How to adapt custom chunked data output from code nodes to the parent_child_structure (multimodal) validation of knowledge base nodes?

Problem Background

I am developing a custom code parsing tool based on the Dify workflow, specifically targeting the Zig language. To achieve more precise RAG results, I have disabled the system’s automatic chunking and instead manually implemented a “parent-child chunking” logic within a code node (Node.js/Python):

  • Parent Chunk: A complete function implementation or type definition.
  • Child Chunk: Fine-grained semantic units derived from the parent chunk (e.g., comments, function signatures).

Core Pain Point

The biggest obstacle I’m facing is: The JSON object output by the code node cannot be recognized by the knowledge base node, or it prompts Output parent_child_structure is missing. Although I’ve tried mimicking the output format of tool nodes, the lack of official documentation defining the Schema for the (multimodal)parent_child_structure type has led to frequent failures in variable mapping.

Actions Taken

  1. Data Structure Restructuring: I’ve tried returning a plain array, as well as an Object containing parent_mode and parent_child_chunks.
  2. Output Variable Definition: In the code node’s “Output Variables,” I manually declared result as type Object, but the variable selector in the downstream knowledge base node still fails to correctly parse its internal sub-properties.
  3. Environment Check: Confirmed that the Embedding model is functioning normally, and child_contents are all non-empty string arrays.

Questions for Guidance

  1. Official Schema Definition: What is the complete JSON Schema for the strongly typed variable parent_child_structure? Besides parent_mode and parent_child_chunks, are there hidden metadata fields or specific $schema identifier requirements?
  2. Variable Recognition Logic: Why is the Object output by the code node often filtered out (not displayed) in the knowledge base node’s variable selector? Is there a specific variable naming convention or “Output Variable” declaration method that must be followed?
  3. Best Practices for Manual Chunking: If I want to bypass Dify’s default cleaning logic and directly store preprocessed parent-child chunks into the knowledge base, aside from the “code node → knowledge base node” path, is there a more mature API or plugin approach?
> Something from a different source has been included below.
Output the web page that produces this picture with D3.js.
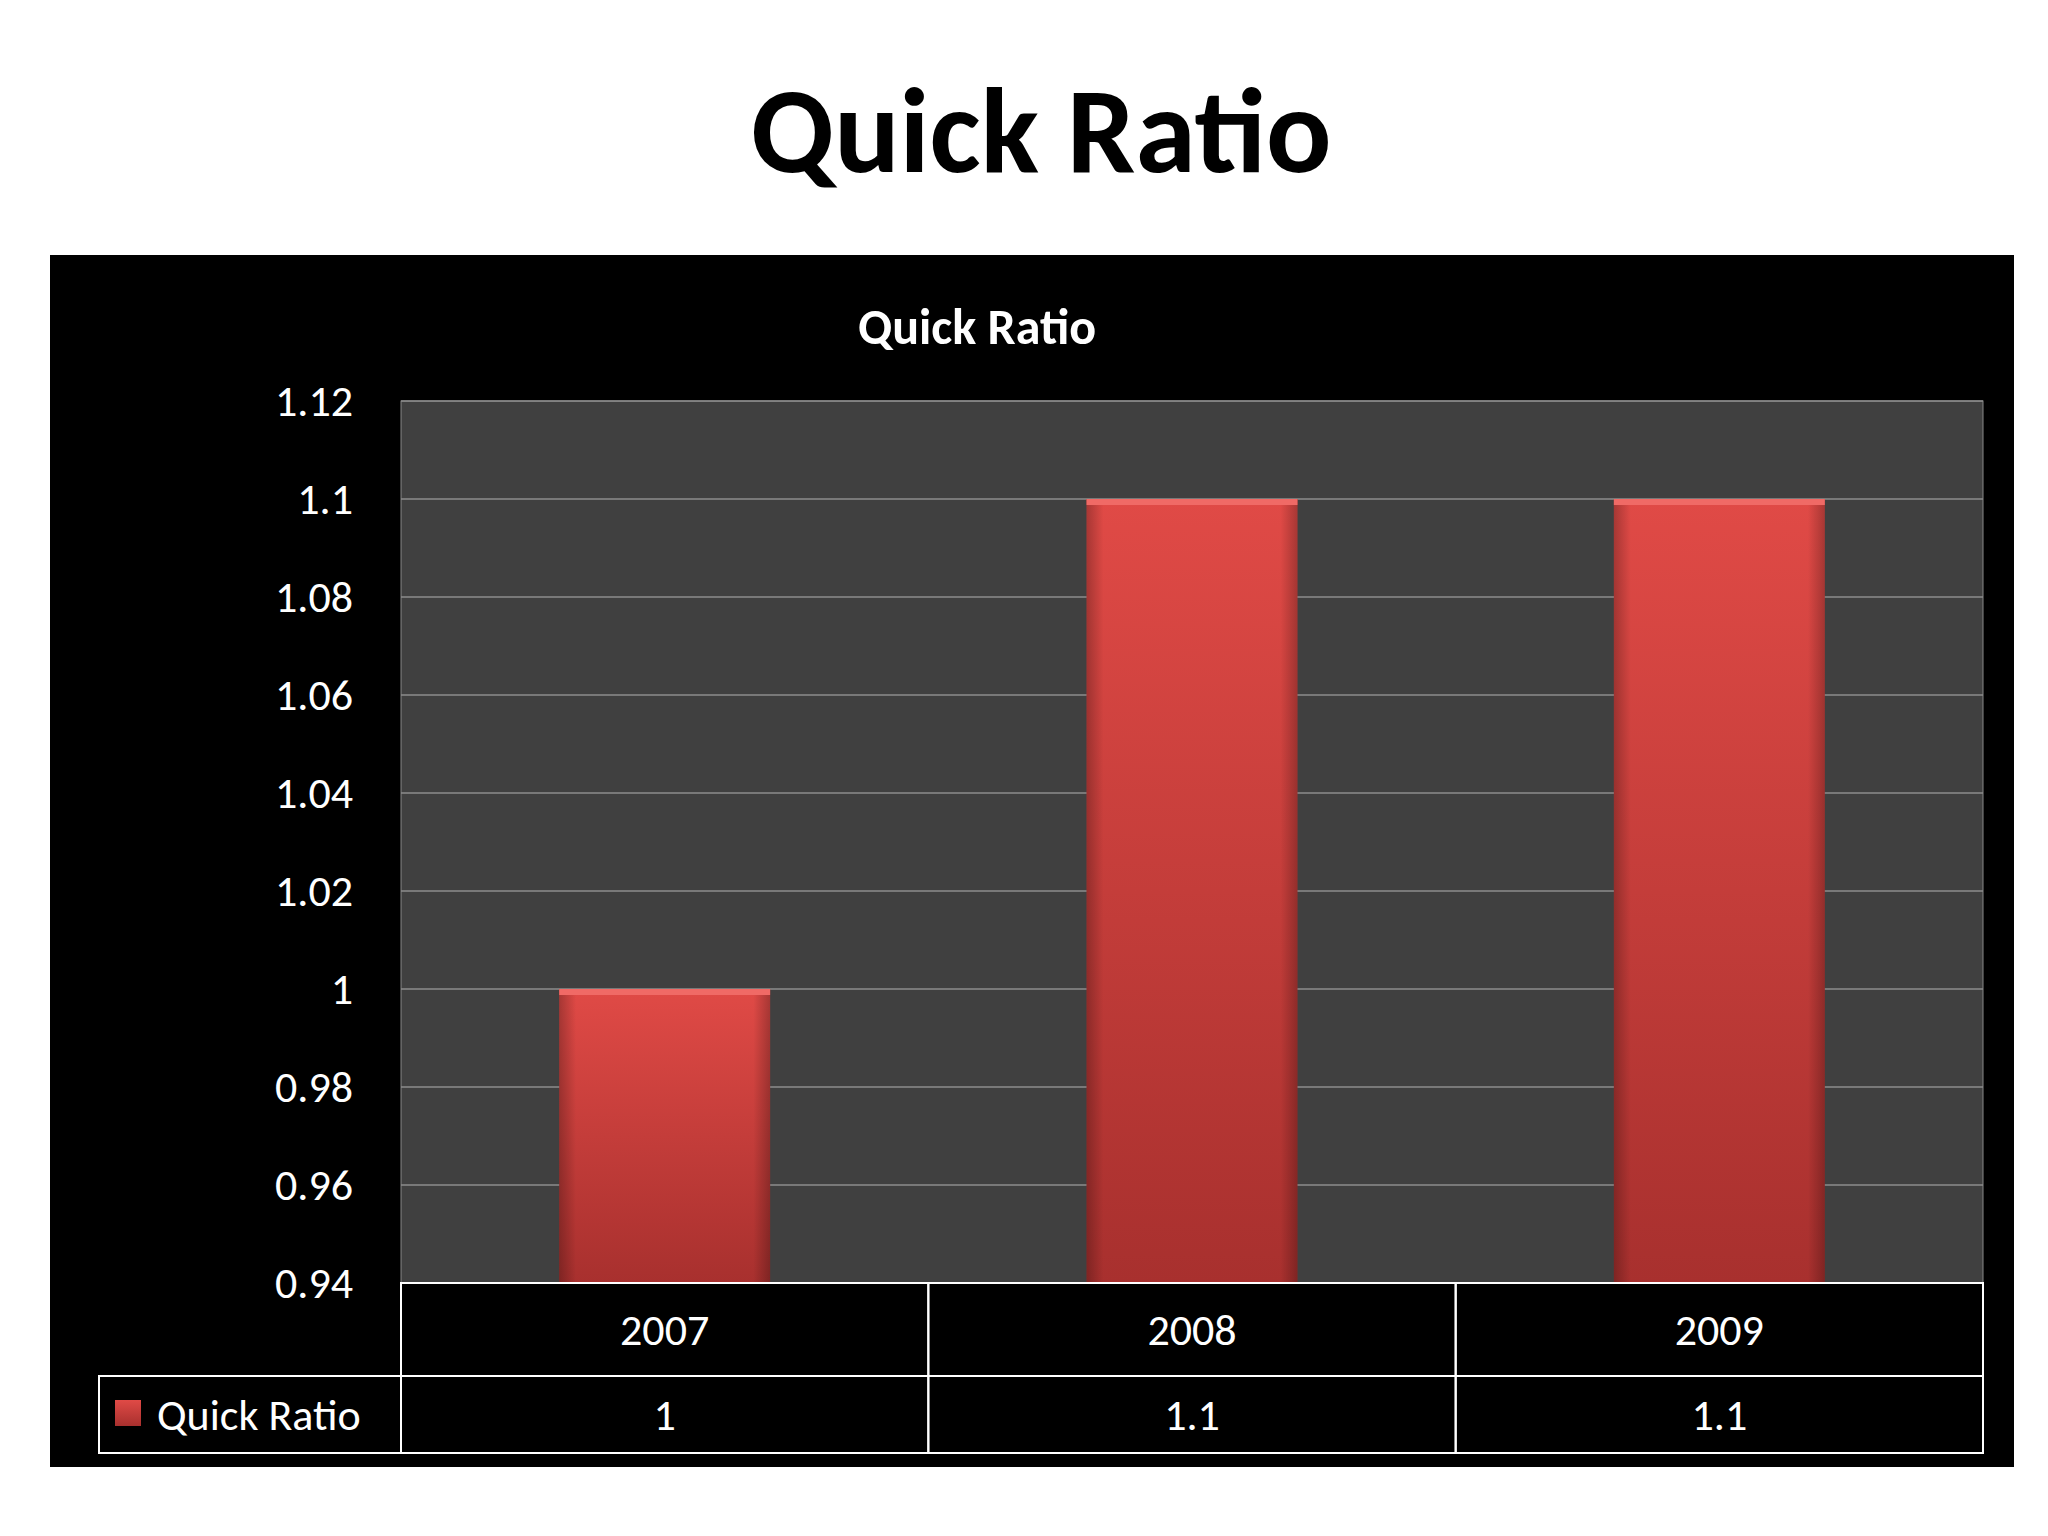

Attachment: Current Output Format Reference

{
  "parent_child_structure": {
    "parent_mode": "paragraph",
    "parent_child_chunks": [
      {
        "parent_content": "pub fn main() void { ... }",
        "child_contents": ["pub fn main()", "void { ... }"]
      }
    ]
  }
}

I would greatly appreciate guidance from official documentation or experienced users—thank you very much!